NEW YORK (Reuters) - Despite the promise of coverage through the U.S. Affordable Care Act (ACA), the number of people applying for non-compliant, short-term health insurance policies was up more than 100 percent in 2014, according to new data available from companies who broker these policies.
This type of health insurance is exactly the kind that the ACA, known commonly as Obamacare, was supposed to upgrade. Short-term plans provide low-cost coverage for major medical events like hospital stays, with high deductibles and out-of-pocket costs, and are subject to denial if applicants have pre-existing conditions. They do not offer the protections of Obamacare for preventive care or maternity coverage, for example.
The government does not count these gap plans as qualifying health insurance, so people who have them are subject to penalties for being uninsured.
Sign-ups at eHealth Inc to the short-term plans it offers through its website were up to 140,000 in 2014 from 60,000 in 2013, an increase of 134 percent, according to the company.
At another short-term carrier, Agile Health Insurance, a subsidiary of Health Insurance Innovations Inc, new policies were up 100 percent last year over the previous year, and are up again so far in 2015, according to Scott Lingle, the company’s senior vice president of business development.
Accounting for much of the jump are individuals who somehow missed the open enrollment period for an Obamacare plan. More than 11.7 million consumers signed up for Obamacare coverage through Feb. 22, according to the government.
People missed out mostly because of poor communication between consumers, the government and insurance companies, says Nate Purpura, eHealth’s director of PR and Content. Those who missed the opportunity to sign up and did not have a qualifying event now have to wait until the next open enrollment period to try again, so they need an insurance plan to bridge the gap.
Both eHealth and Agile are also seeing new signups from retirees who are looking for a low-cost plan to tide them over until Medicare kicks in at 65. At eHealth, the 55 to 64 age group is now 9 percent of the market.
“If you shop for a 50-year-old on healthcare.gov, it is very expensive,” says Agile’s Lingle. “There are people who have looked at the prices and it makes more sense to buy short term.”
The largest constituency is young, healthy people seeking low-cost catastrophic coverage. Those aged 18 to 34 account for 57 percent of eHealth’s buyers. A typical policy could cost around $100 a month, depending on the state of residency and the features of the plan.

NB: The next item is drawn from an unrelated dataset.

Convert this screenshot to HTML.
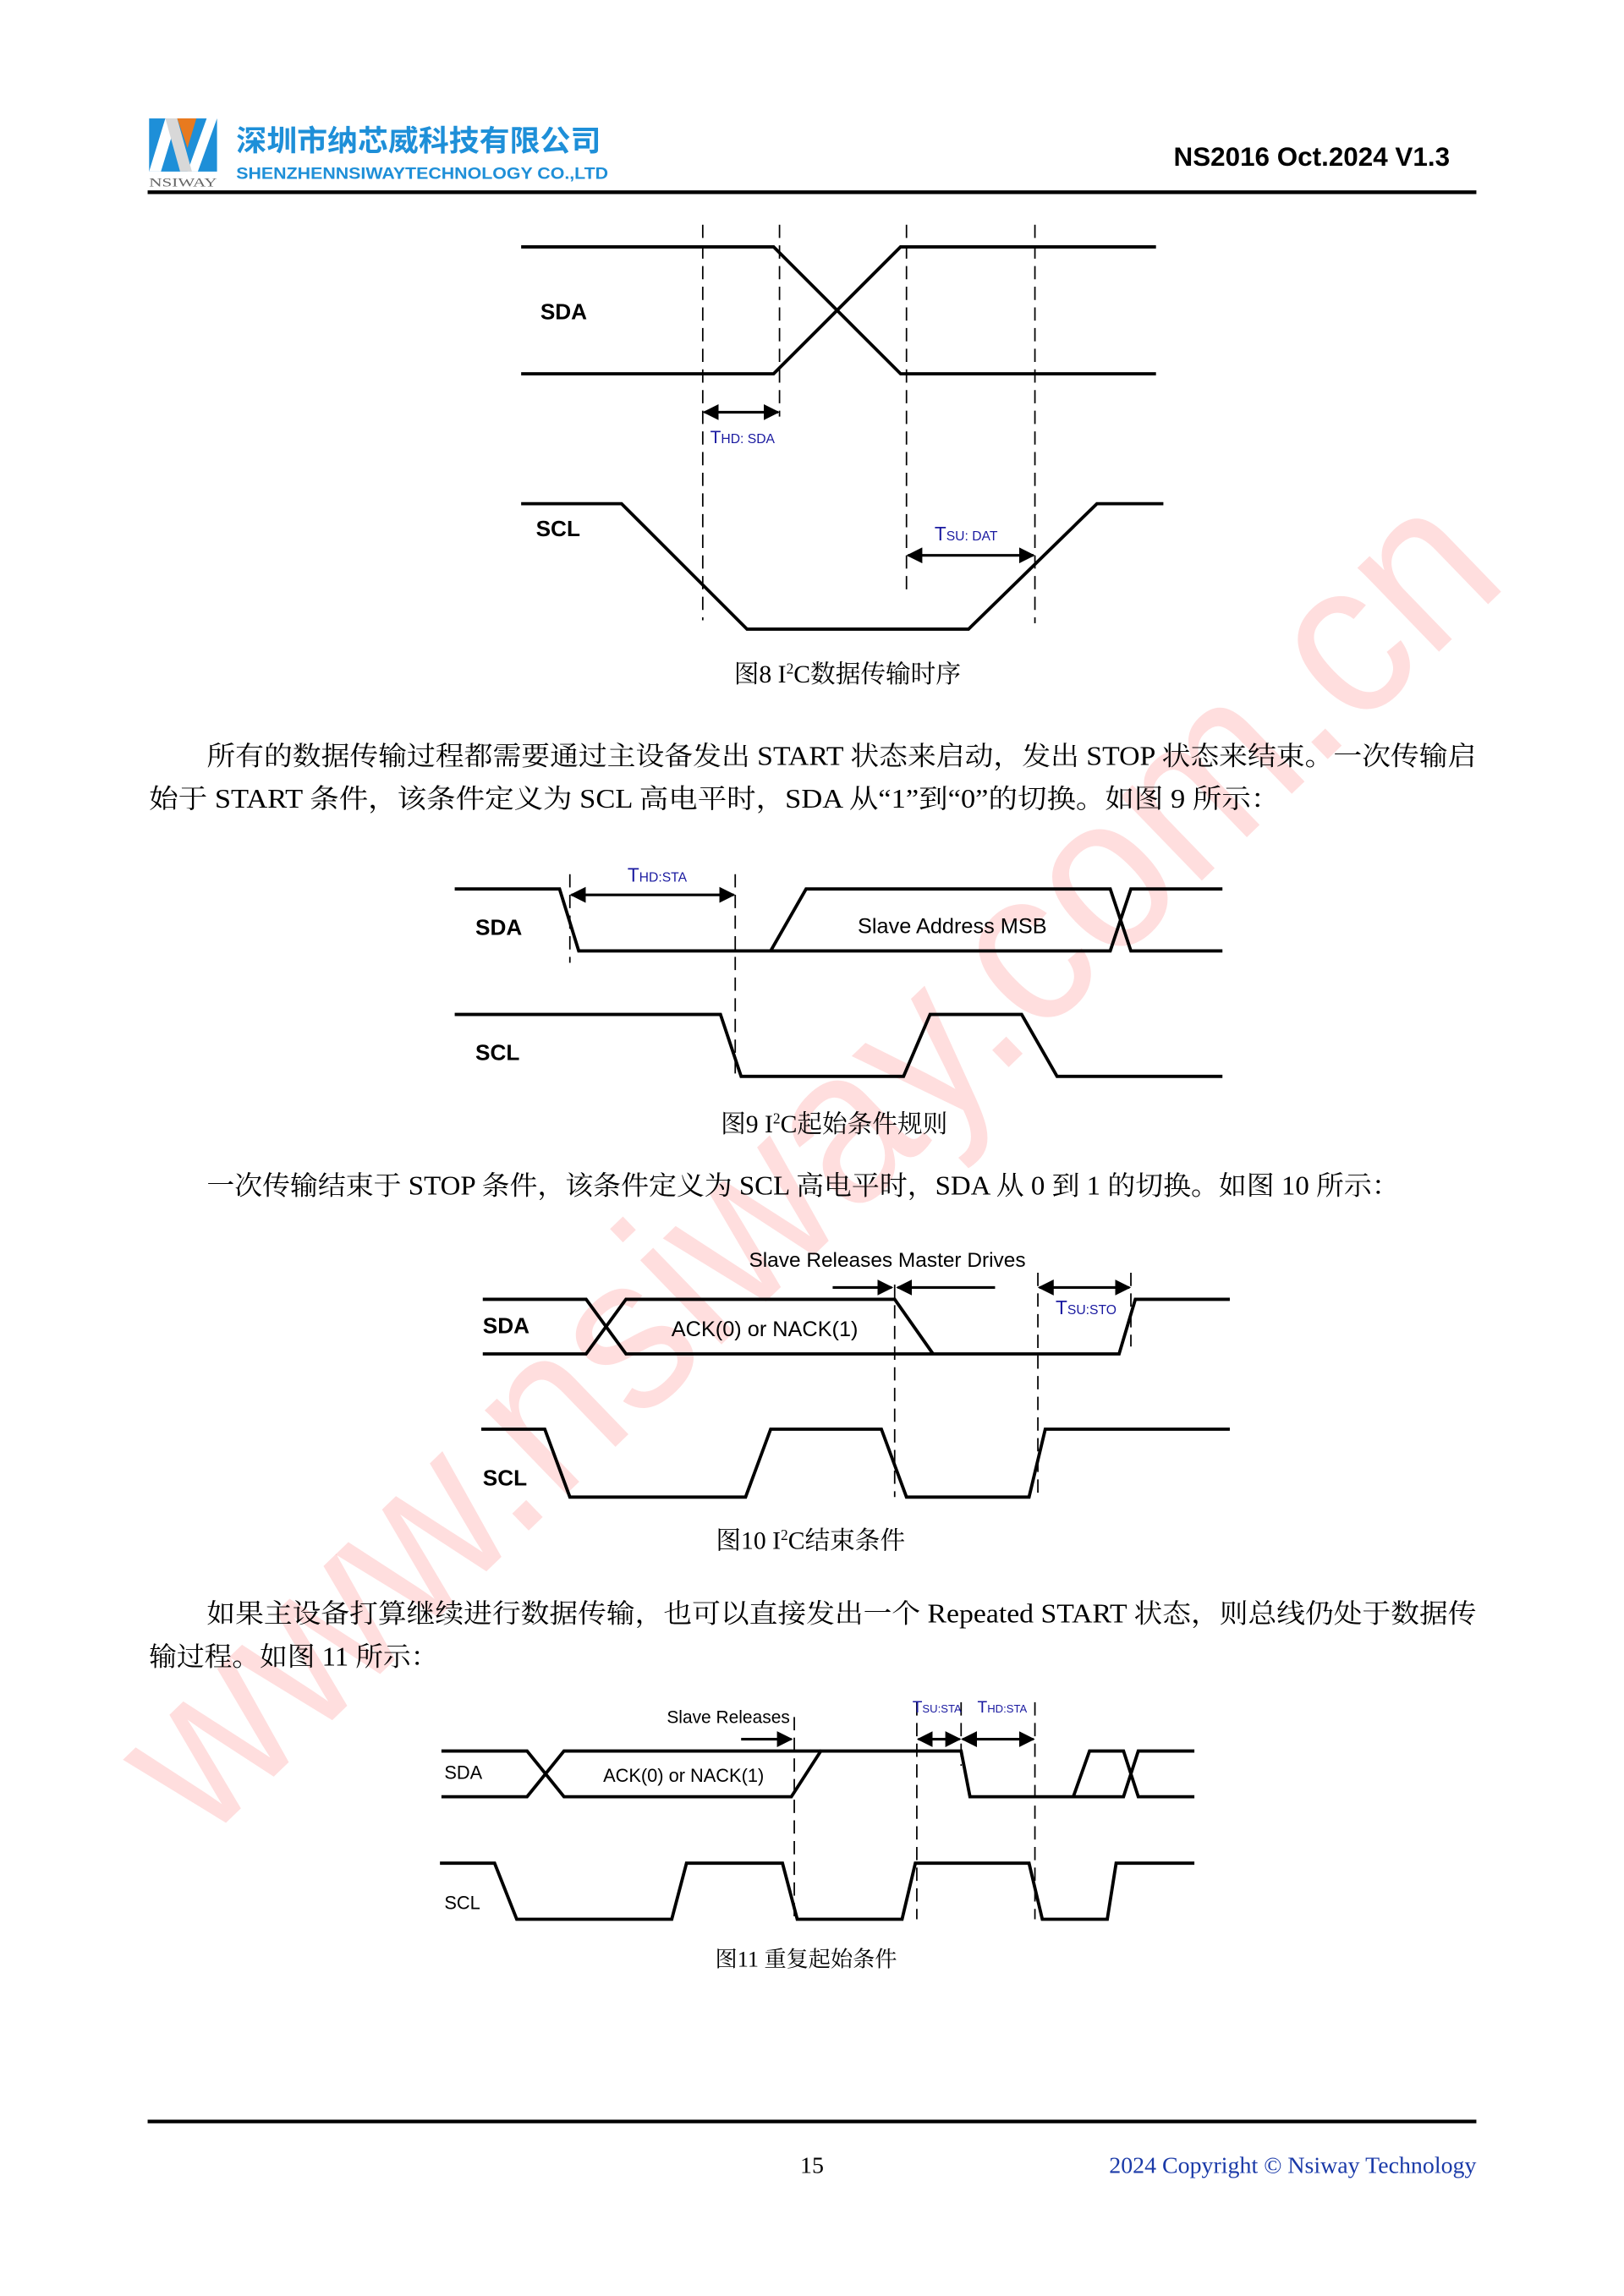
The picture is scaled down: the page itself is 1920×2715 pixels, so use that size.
<!DOCTYPE html>
<html><head><meta charset="utf-8"><style>
html,body{margin:0;padding:0;background:#fff}
svg{display:block}
.b{font-family:"Liberation Sans","Noto Sans CJK SC",sans-serif;font-weight:bold}
.s{font-family:"Liberation Sans","Noto Sans CJK SC",sans-serif}
.sf{font-family:"Liberation Serif","Noto Serif CJK SC",serif}
.w{fill:none;stroke:#000;stroke-width:2.2}
.d{fill:none;stroke:#000;stroke-width:1;stroke-dasharray:9,5}
.a{fill:none;stroke:#000;stroke-width:1.8}
</style></head><body>
<svg width="1920" height="2715" viewBox="0 0 1100 1555" xmlns="http://www.w3.org/2000/svg">
<defs>
<marker id="ah" viewBox="0 0 10 10" refX="9" refY="5" markerWidth="6" markerHeight="6" orient="auto-start-reverse"><path d="M0,0 L10,5 L0,10 z" fill="#000"/></marker>
</defs>
<!-- watermark -->
<text x="560" y="830" font-size="150" class="s" fill="#ff0000" fill-opacity="0.13" text-anchor="middle" transform="rotate(-44 560 800)" textLength="1230" lengthAdjust="spacingAndGlyphs">www.nsiway.com.cn</text>

<!-- header -->
<rect x="101" y="80" width="46" height="36" fill="#1e8fd8"/>
<polygon points="101,116 112,80 120,80 109,116" fill="#fff"/>
<polygon points="120,80 133,80 127,100" fill="#e87a1f"/>
<polygon points="127,116 140,80 147,80 134,116" fill="#fff"/>
<polygon points="112,80 120,80 130,116 122,116" fill="#d8d8d8"/>
<text x="101" y="126" font-size="8.5" class="sf" fill="#666" textLength="46" lengthAdjust="spacingAndGlyphs">NSIWAY</text>
<text x="160" y="102" font-size="20" class="b" fill="#1e8fd8" textLength="247" lengthAdjust="spacingAndGlyphs">深圳市纳芯威科技有限公司</text>
<text x="160" y="121" font-size="11" class="b" fill="#1e8fd8" textLength="252" lengthAdjust="spacingAndGlyphs">SHENZHENNSIWAYTECHNOLOGY CO.,LTD</text>
<text x="982" y="112" font-size="18" class="b" fill="#000" text-anchor="end">NS2016 Oct.2024 V1.3</text>
<line x1="100" y1="130" x2="1000" y2="130" stroke="#000" stroke-width="2.5"/>

<!-- Fig 8 -->
<polyline class="w" points="353,167 524,167 610,253 783,253"/>
<polyline class="w" points="353,253 524,253 610,167 783,167"/>
<line class="d" x1="476" y1="152" x2="476" y2="420"/>
<line class="d" x1="528" y1="152" x2="528" y2="282"/>
<line class="d" x1="614" y1="152" x2="614" y2="400"/>
<line class="d" x1="701" y1="152" x2="701" y2="422"/>
<line class="a" x1="477" y1="279" x2="527" y2="279" marker-start="url(#ah)" marker-end="url(#ah)"/>
<text x="481" y="300" font-size="9" class="s" fill="#1a1aa0"><tspan font-size="12">T</tspan>HD: SDA</text>
<polyline class="w" points="353,341 421,341 506,426 656,426 743,341 788,341"/>
<line class="a" x1="615" y1="376" x2="700" y2="376" marker-start="url(#ah)" marker-end="url(#ah)"/>
<text x="633" y="366" font-size="9" class="s" fill="#1a1aa0"><tspan font-size="13">T</tspan>SU: DAT</text>
<text x="366" y="216" font-size="15" class="b">SDA</text>
<text x="363" y="363" font-size="15" class="b">SCL</text>
<text x="574" y="462" font-size="17" class="sf" text-anchor="middle">图8 I<tspan font-size="10" dy="-6">2</tspan><tspan dy="6">C数据传输时序</tspan></text>

<!-- paragraph 1 -->
<text x="140" y="518" font-size="18" class="sf" textLength="860" lengthAdjust="spacingAndGlyphs">所有的数据传输过程都需要通过主设备发出 START 状态来启动，发出 STOP 状态来结束。一次传输启</text>
<text x="101" y="547" font-size="18" class="sf" textLength="766" lengthAdjust="spacingAndGlyphs">始于 START 条件，该条件定义为 SCL 高电平时，SDA 从“1”到“0”的切换。如图 9 所示：</text>

<!-- Fig 9 -->
<polyline class="w" points="308,602 379,602 392,644 752,644 766,602 828,602"/>
<polyline class="w" points="522,644 546,602 752,602 766,644 828,644"/>
<line class="d" x1="386" y1="592" x2="386" y2="652"/>
<line class="d" x1="498" y1="592" x2="498" y2="728"/>
<line class="a" x1="387" y1="606" x2="497" y2="606" marker-start="url(#ah)" marker-end="url(#ah)"/>
<text x="425" y="597" font-size="9" class="s" fill="#1a1aa0"><tspan font-size="13">T</tspan>HD:STA</text>
<polyline class="w" points="308,687 488,687 502,729 612,729 630,687 692,687 716,729 828,729"/>
<text x="322" y="633" font-size="15" class="b">SDA</text>
<text x="322" y="718" font-size="15" class="b">SCL</text>
<text x="645" y="632" font-size="14.5" class="s" text-anchor="middle">Slave Address MSB</text>
<text x="565" y="767" font-size="17" class="sf" text-anchor="middle">图9 I<tspan font-size="10" dy="-6">2</tspan><tspan dy="6">C起始条件规则</tspan></text>

<!-- paragraph 2 -->
<text x="140" y="809" font-size="18" class="sf" textLength="808" lengthAdjust="spacingAndGlyphs">一次传输结束于 STOP 条件，该条件定义为 SCL 高电平时，SDA 从 0 到 1 的切换。如图 10 所示：</text>

<!-- Fig 10 -->
<polyline class="w" points="327,880 397,880 424,917 758,917 769,880 833,880"/>
<polyline class="w" points="327,917 397,917 424,880 606,880 632,917"/>
<line class="d" x1="606" y1="870" x2="606" y2="1014"/>
<line class="d" x1="703" y1="862" x2="703" y2="1014"/>
<line class="d" x1="766" y1="862" x2="766" y2="912"/>
<line class="a" x1="564" y1="872" x2="604" y2="872" marker-end="url(#ah)"/>
<line class="a" x1="674" y1="872" x2="608" y2="872" marker-end="url(#ah)"/>
<line class="a" x1="704" y1="872" x2="765" y2="872" marker-start="url(#ah)" marker-end="url(#ah)"/>
<text x="715" y="890" font-size="9" class="s" fill="#1a1aa0"><tspan font-size="13">T</tspan>SU:STO</text>
<text x="601" y="858" font-size="14" class="s" text-anchor="middle">Slave Releases  Master Drives</text>
<polyline class="w" points="326,968 369,968 386,1014 505,1014 522,968 597,968 614,1014 697,1014 708,968 833,968"/>
<text x="327" y="903" font-size="15" class="b">SDA</text>
<text x="327" y="1006" font-size="15" class="b">SCL</text>
<text x="518" y="905" font-size="14.5" class="s" text-anchor="middle">ACK(0) or NACK(1)</text>
<text x="549" y="1049" font-size="17" class="sf" text-anchor="middle">图10 I<tspan font-size="10" dy="-6">2</tspan><tspan dy="6">C结束条件</tspan></text>

<!-- paragraph 3 -->
<text x="140" y="1099" font-size="18" class="sf" textLength="860" lengthAdjust="spacingAndGlyphs">如果主设备打算继续进行数据传输，也可以直接发出一个 Repeated START 状态，则总线仍处于数据传</text>
<text x="101" y="1128" font-size="18" class="sf" textLength="196" lengthAdjust="spacingAndGlyphs">输过程。如图 11 所示：</text>

<!-- Fig 11 -->
<polyline class="w" points="299,1186 357,1186 382,1217 536,1217 556,1186 651,1186 657,1217 761,1217 771,1186 809,1186"/>
<polyline class="w" points="299,1217 357,1217 382,1186 556,1186"/>
<polyline class="w" points="727,1217 738,1186 761,1186 771,1217 809,1217"/>
<line class="d" x1="538" y1="1163" x2="538" y2="1300"/>
<line class="d" x1="621" y1="1153" x2="621" y2="1300"/>
<line class="d" x1="651" y1="1153" x2="651" y2="1196"/>
<line class="d" x1="701" y1="1153" x2="701" y2="1300"/>
<line class="a" x1="502" y1="1178" x2="536" y2="1178" marker-end="url(#ah)"/>
<line class="a" x1="622" y1="1178" x2="650" y2="1178" marker-start="url(#ah)" marker-end="url(#ah)"/>
<line class="a" x1="652" y1="1178" x2="700" y2="1178" marker-start="url(#ah)" marker-end="url(#ah)"/>
<text x="535" y="1167" font-size="12" class="s" text-anchor="end">Slave Releases</text>
<text x="618" y="1160" font-size="7.5" class="s" fill="#1a1aa0"><tspan font-size="11">T</tspan>SU:STA</text>
<text x="662" y="1160" font-size="7.5" class="s" fill="#1a1aa0"><tspan font-size="11">T</tspan>HD:STA</text>
<polyline class="w" points="298,1262 335,1262 350,1300 455,1300 465,1262 530,1262 540,1300 611,1300 620,1262 697,1262 706,1300 750,1300 756,1262 809,1262"/>
<text x="301" y="1205" font-size="12.5" class="s">SDA</text>
<text x="301" y="1293" font-size="12.5" class="s">SCL</text>
<text x="463" y="1207" font-size="12.5" class="s" text-anchor="middle">ACK(0) or NACK(1)</text>
<text x="546" y="1332" font-size="15" class="sf" text-anchor="middle">图11 重复起始条件</text>

<!-- footer -->
<line x1="100" y1="1437" x2="1000" y2="1437" stroke="#000" stroke-width="2.5"/>
<text x="550" y="1472" font-size="16" class="sf" text-anchor="middle">15</text>
<text x="1000" y="1472" font-size="16" class="sf" fill="#1a3aa8" text-anchor="end">2024 Copyright © Nsiway Technology</text>
</svg>
</body></html>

These customers include 19-year-old college student Kelly Thomas-Cutshaw, who had no insurance through family and her school did not offer group coverage. Thomas-Cutshaw did not qualify for a subsidy under the ACA because she did not have enough income, yet she could not get Medicaid in Oklahoma, where she goes to school, because she made too much and was not a permanent resident there.
Over the winter, Thomas-Cutshaw became ill, and now has a medical bill she says will take her four years to pay off. She decided she needed some plan in place in case she fell ill again.
When her short-term plan runs out in the fall, she is prepared to sign up for an ACA-compliant major medical plan.
“I can mostly afford to live, so that’s nice,” Thomas-Cutshaw said, thanks to a summer job she just landed. “It been a ridiculous and frustrating experience. I don’t wish this on other people.”